I think when you remove that clutter you can get down. For me personally I’m not necessary that in touch with my emotions at any given moment but in that state and at that point I had a lot of emotional things and difficult life things to sort through and I’d never given myself that space to grieve or sort through it all. Writing songs was my way of figuring out how I felt about things. I wouldn’t tell myself I feel a certain way but if I could sing it then it would be real and valid, which isn’t to say everything is necessarily one-to-one confessional because I don’t think I’ll ever be that kind of writer but it’s definitely way more emotionally direct and emotionally honest.

Your songs seem all-encompassing, every part of the story you’re telling is considered. Is this a fair statement?

What captivates me is how filmmakers make films and you get to se the tiny expression on somebody’s face and you get to see someone dropping the keys in the bowl by the door, and you get to see all these mundane acts but somehow they end up painting an emotional or psychological picture of someone; of how people live.

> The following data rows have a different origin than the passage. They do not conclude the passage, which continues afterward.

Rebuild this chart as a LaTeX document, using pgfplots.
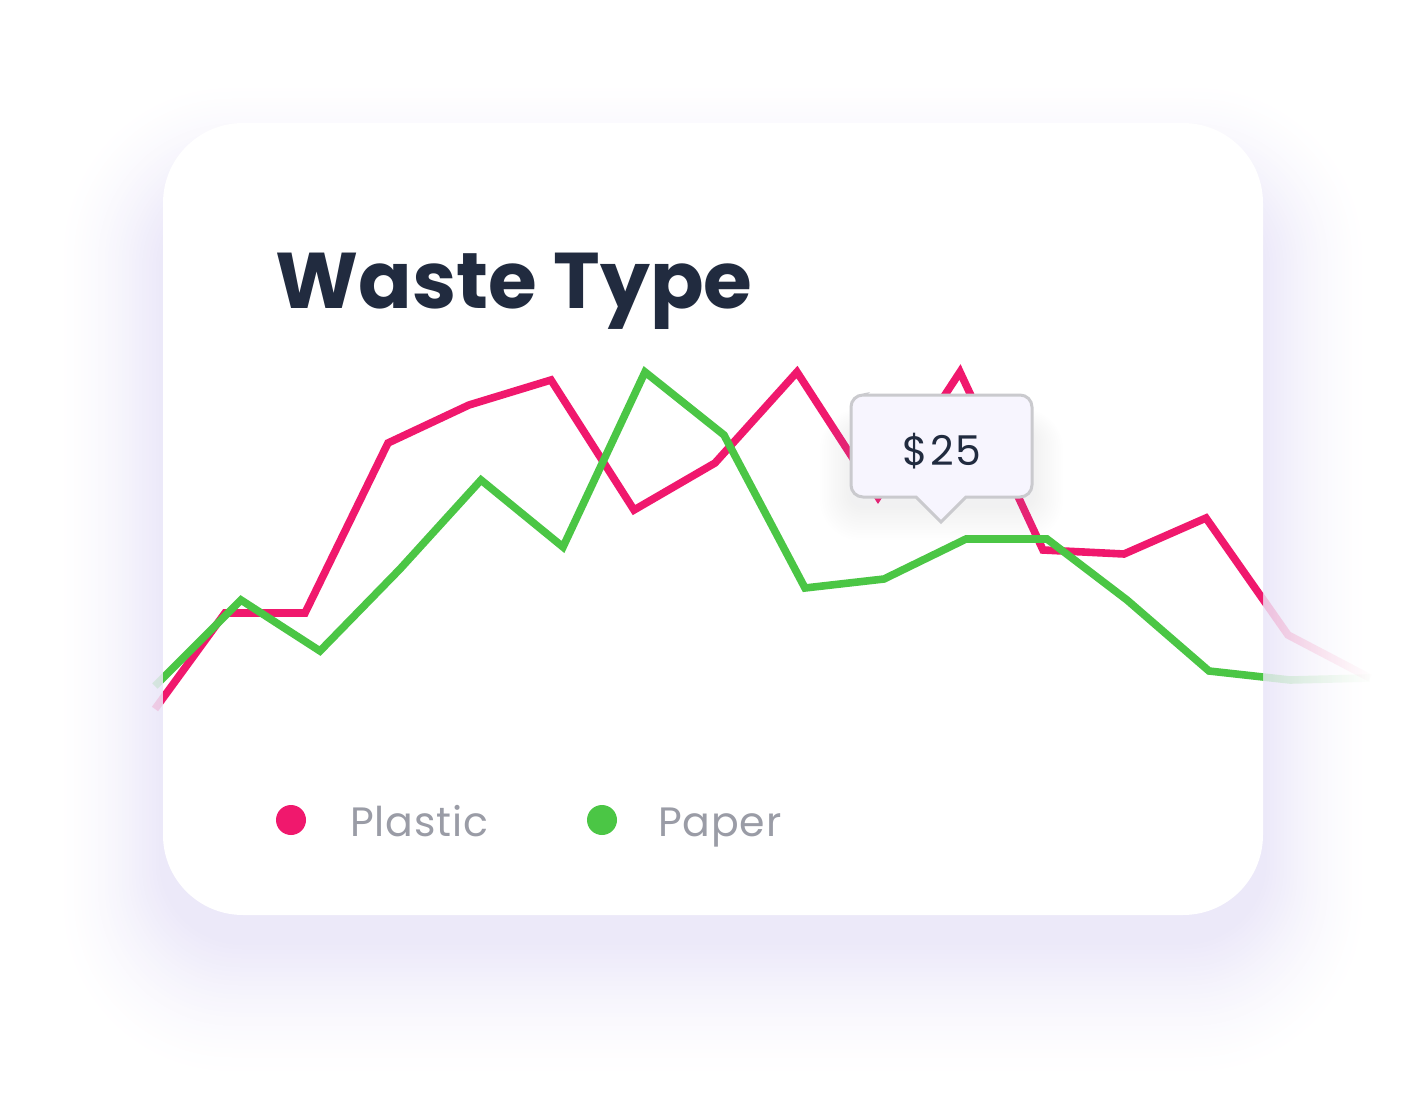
\documentclass[border=0pt]{standalone}
\usepackage{fontspec}
\setmainfont{Poppins}
\usepackage{pgfplots}
\usepackage{pgfplotstable}
\pgfplotsset{compat=1.18}
\usetikzlibrary{fadings}

\definecolor{plastic}{HTML}{F0186D}
\definecolor{paper}{HTML}{4BC645}
\definecolor{ink}{HTML}{212B3F}
\definecolor{muted}{HTML}{9A9CA6}
\definecolor{shadowc}{HTML}{ECE9F9}
\definecolor{glow}{HTML}{CFC6F2}
\definecolor{tipfill}{HTML}{F7F5FE}
\definecolor{tipline}{HTML}{CACACE}

\tikzfading[name=fadeR, left color=transparent!0, right color=transparent!100]

% points, in pixel units (y grows downward)
\pgfplotstableread{
x y
155 709
225 613
305 613
388 443
469 405
551 380
634 510
715 463
797 372
878 497
960 372
1043 550
1124 554
1206 518
1288 635
1370 678
}\plastictab

\pgfplotstableread{
x y
155 686
241 600
320 651
400 569
481 480
563 547
645 372
724 435
805 588
884 579
966 539
1047 539
1127 600
1209 671
1290 680
1370 678
}\papertab

\pgfplotsset{
  px/.style={
    scale only axis, y dir=reverse, hide axis,
  },
  full/.style={
    px, at={(0pt,0pt)}, anchor=north west,
    width=710.5pt, height=556pt,
    xmin=0, xmax=1421, ymin=0, ymax=1112, clip=false,
  },
  card/.style={
    px, at={(81.5pt,-61.5pt)}, anchor=north west,
    width=550pt, height=396pt,
    xmin=163, xmax=1263, ymin=123, ymax=915,
  },
}

\begin{document}
\begin{tikzpicture}
\useasboundingbox (0pt,0pt) rectangle (710.5pt,-556pt);
\fill[white] (0pt,0pt) rectangle (710.5pt,-556pt);

% soft shadow under the card, outermost ring first (1px = 0.5pt)
\foreach \i in {30,29,...,1}{
  \pgfmathsetmacro\pct{100*((31-\i)/30)^1.5}
  \fill[shadowc!\pct!white, rounded corners={(40+\i*1.5)*1pt}]
    ({(163-\i*3.4)*0.5pt},{-(190-\i*3.5)*0.5pt}) rectangle ({(1263+\i*3.4)*0.5pt},{-(940+\i*4.5)*0.5pt});
}

% faded ends of the lines, outside the card
\begin{axis}[full]
  \addplot[plastic, line width=3.8pt, opacity=0.15, restrict x to domain=150:230] table[x=x,y=y] {\plastictab};
  \addplot[paper, line width=3.8pt, opacity=0.15, restrict x to domain=150:245] table[x=x,y=y] {\papertab};
  \addplot[plastic, line width=3.8pt, opacity=0.3, path fading=fadeR, restrict x to domain=1200:1400] table[x=x,y=y] {\plastictab};
  \addplot[paper, line width=3.8pt, opacity=0.3, path fading=fadeR, restrict x to domain=1200:1400] table[x=x,y=y] {\papertab};
\end{axis}

% card
\begin{axis}[full]
  \fill[white, rounded corners=40pt] (163,123) rectangle (1263,915);
\end{axis}

% the two series, clipped to the card
\begin{axis}[card]
  \addplot[plastic, line width=3.8pt] table[x=x,y=y] {\plastictab};
  \addplot[paper, line width=3.8pt] table[x=x,y=y] {\papertab};
\end{axis}

% tooltip, title and legend
\begin{axis}[full]
  \pgfplotsinvokeforeach{1,...,14}{
    \fill[glow, opacity=0.008, rounded corners={(6+#1)*1pt}]
      ({851-#1*2.2},{430-#1*1.5}) rectangle ({1032+#1*2.2},{505+#1*2.5});
  }
  \draw[tipline, line width=1.5pt, fill=tipfill]
    (863,395) -- (1020,395) arc[start angle=90, end angle=0, radius=6pt]
    -- (1032,485) arc[start angle=0, end angle=-90, radius=6pt]
    -- (966,497) -- (941,522) -- (916,497)
    -- (863,497) arc[start angle=270, end angle=180, radius=6pt]
    -- (851,407) arc[start angle=180, end angle=90, radius=6pt] -- cycle;
  \node[ink, font=\fontsize{20.5}{24}\selectfont\addfontfeature{LetterSpace=4}, inner sep=0] at (942,451) {\$25};

  \node[ink, anchor=base west, inner sep=0, font=\fontsize{39.5}{46}\selectfont\bfseries] at (275,308) {Waste Type};

  \fill[plastic] (291,820) circle (7.5pt);
  \fill[paper] (602,820) circle (7.5pt);
  \node[muted, anchor=base west, inner sep=0, font=\fontsize{20.5}{24}\selectfont\addfontfeature{LetterSpace=2}] at (350,836) {Plastic};
  \node[muted, anchor=base west, inner sep=0, font=\fontsize{20.5}{24}\selectfont\addfontfeature{LetterSpace=2}] at (658,836) {Paper};
\end{axis}
\end{tikzpicture}
\end{document}
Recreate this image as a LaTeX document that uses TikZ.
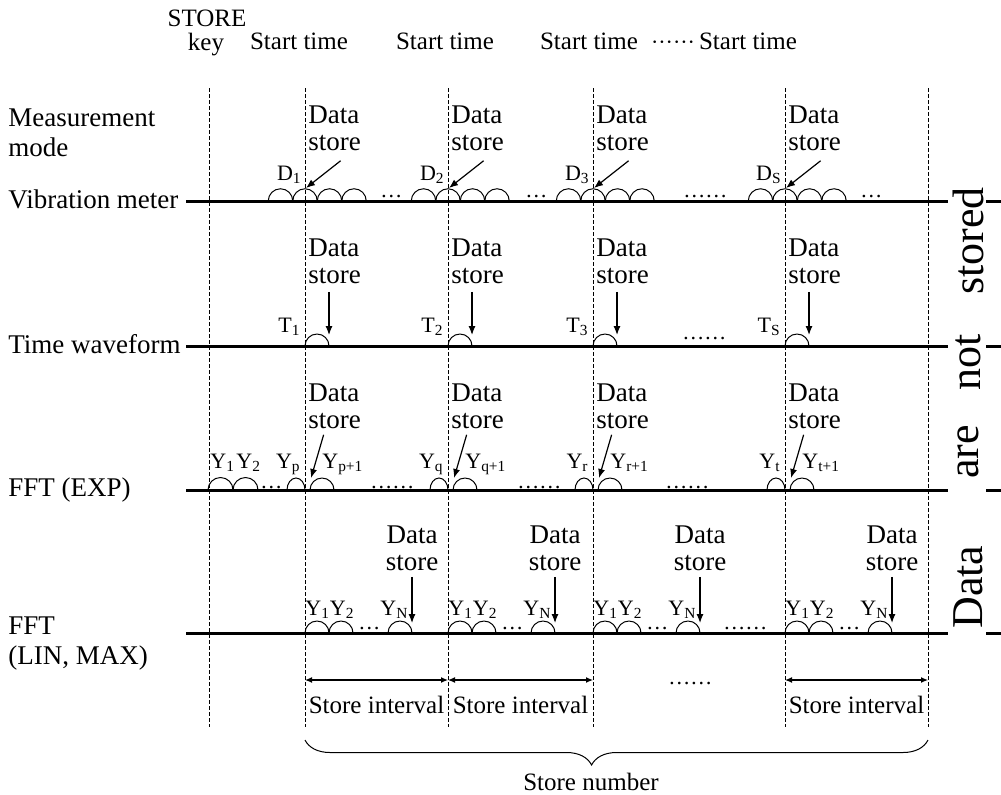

I try to approach songwriting in that way which is to give people enough images that they can sympathise with their own brains and mould the experience and make venn diagrams and connect the dots and let it take them somewhere in their own mind.

This album is vastly different musically from your last – were you purposefully trying to go in another direction?

Well I think that every time I start writing the record and every time I walk into the studio what’s most helpful for creativity is saying what you don’t want. Saying I am not going to use this group of instruments, this thing or this thing. Now I know what I don’t want maybe I can figure out what I do want. Let’s simplify the palette, the instrumental palette. I wanted to make a record that was more synth based because it seemed like it would be a fun challenge for me to take what is ostensibly a cold instrument and make it warm and make it alive or use its stiffness to get a point across. And so I produced this record knowing I didn’t want it to be guitar based. I wanted to have more solos and not really use violins or woodwinds or things that were that orchestral. I feel like I did that on the last record and so it was easy to then go: “OK, guitar, voice synths, mini moog, looks like we got a little bit of a palette here”.

The pre-promotion of your album has been very visual and very active. Was this an important part of the process for you?

It’s very important you get to expound on the music. Especially we did these teaser videos people had to tweet the hashtag strange mercy and it unlocked the video and one of my best friends on the planet directs these videos. They’re always based on the idea of what is strange mercy, like what does it mean. You know, part of it is being cruel to be kind or you know withholding information from someone because you’re really trying to protect them and you love them. It’s a constantly grey area but real life is rife with it.

The cover is someone being asphyxiated it’s all a little gross, but also quite a lovely image.

If you were to define your sound what would you say?

I probably wouldn’t. If I weren’t in an interview I probably wouldn’t. Oftentimes when I’m writing or in the studio I’m just going for colours; I almost see and experience in a more synethestic way than just ‘oh this chord and this thing’. It’s almost like this should sound like grey and a ghost should walk through the room here and this should feel like this. I’m going for how I want it to make me feel than basing it on theory or any of that.

How did you want this album to make people feel?

Every song was different I guess. It’s hard to say because in the moment you’re just kind of intuitively going after something. The studio is such a funny world where you can walk in and it’s daylight and the next thing you know twelve hours have gone by and you feel as if you haven’t done anything and you only realize when you walk in the next day that you did this and this and can move on. The other part of it too is about trusting your intuition at a very micro level. You’re charged with making thousands of micro decisions and if you look at it in a statistical or mathematical way that can seem incredibly daunting like ‘woah one wrong turn here and this could send the whole thing off the tracks’ but invariably you’re just going by instinct on every micro decisions you can and hoping when you yield out and you look at it in macro form you have one consistent and one very solid set of artistic macro decisions.